Virtual assistants engineered for shop floor deployment are restructuring that sequence by feeding operators continuous, real-time telemetry on system status and surfacing probable root causes the moment a deviation registers. The physical repair still requires a technician’s hands, but these tools reduce the investigative work that previously contributed to hours of downtime.
Aggregated across every unplanned stoppage on every line over a fiscal quarter, the recaptured production time translates into output gains that register clearly on an earnings statement.
The Metric Most Manufacturers Neglect
Overall equipment effectiveness (OEE) has occupied the center of manufacturing performance measurement for more than four decades. It distills availability, throughout and product quality into a single indicator of how efficiently a plant or piece of equipment is performing.
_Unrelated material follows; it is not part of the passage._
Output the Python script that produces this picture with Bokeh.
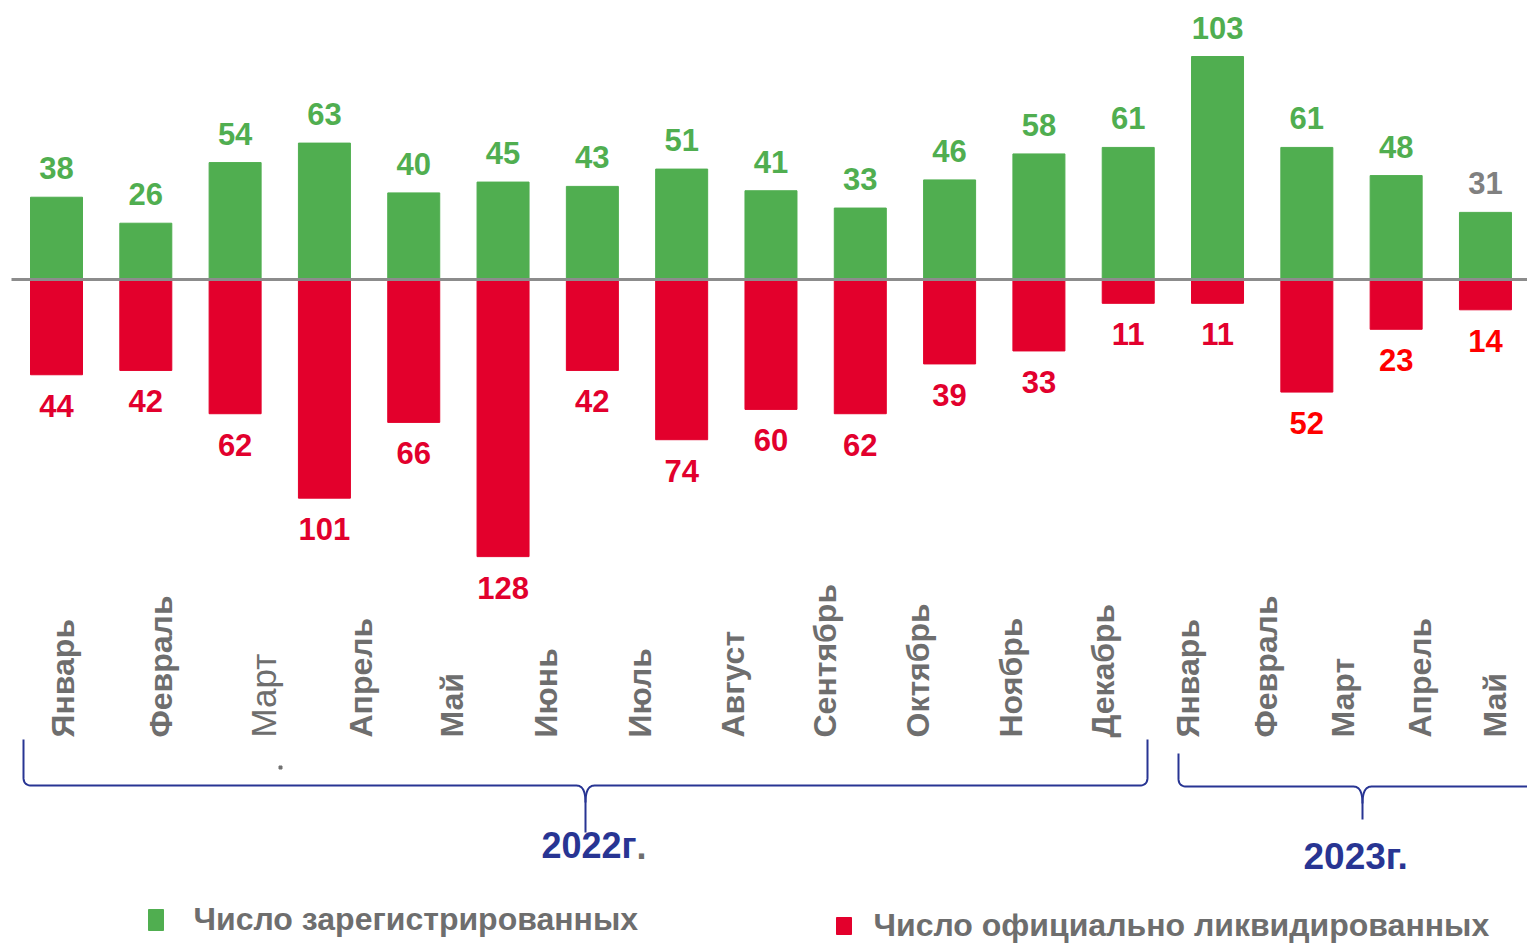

Its longevity speaks to its usefulness, which makes it all the more notable that a substantial portion of the sector still fails to track OEE with any rigor. Without that discipline in place, every modernization investment becomes a wager placed without a scoreboard.
AI has lowered the administrative cost of maintaining that scoreboard considerably. Downtime classifications that once required an operator to pause, assess and manually log the cause of each event can now be captured and categorized without human intervention. Cycle times, production volumes and quality indicators feed into OEE calculations continuously, independent of whether individual teams have the bandwidth or the consistency to record them by hand. The data becomes both more granular and more trustworthy, which sharpens every downstream decision it informs.
Manufacturing also occupies an unusual position relative to other industries when it comes to validating AI expenditure, because the returns present themselves in units that finance teams can directly audit, such as incremental output per shift, recovered availability per reporting period and year-over-year reductions in maintenance cost against a documented baseline. Building the business case before deployment turns modernization from a capital gamble into a controlled experiment with verifiable outcomes.
Why Experience Outweighs Algorithms
Even the world’s most sophisticated AI tools will underperform if the team deploying them does not understand the operational context. How do operators interact with equipment under pressure? How do maintenance teams prioritize competing demands? How does downtime cascade across interconnected production lines? These are answers no algorithm can replicate and that no amount of sensor data can substitute for.
Manufacturers that can maintain accountability across the full lifecycle, rather than handing off between consultants and implementers, tend to deliver programs that stay on timeline and within budget.
The grace period for dealing with aging control systems is over. AI has made modernization faster, less costly and more measurable than ever before when paired with manufacturing expertise and rooted in data-backed business cases.
Manufacturers that embrace AI adoption now will set the competitive terms for the next decade. The ones still debating whether their 20-year-old systems can hold out a little longer are placing an increasingly risky bet.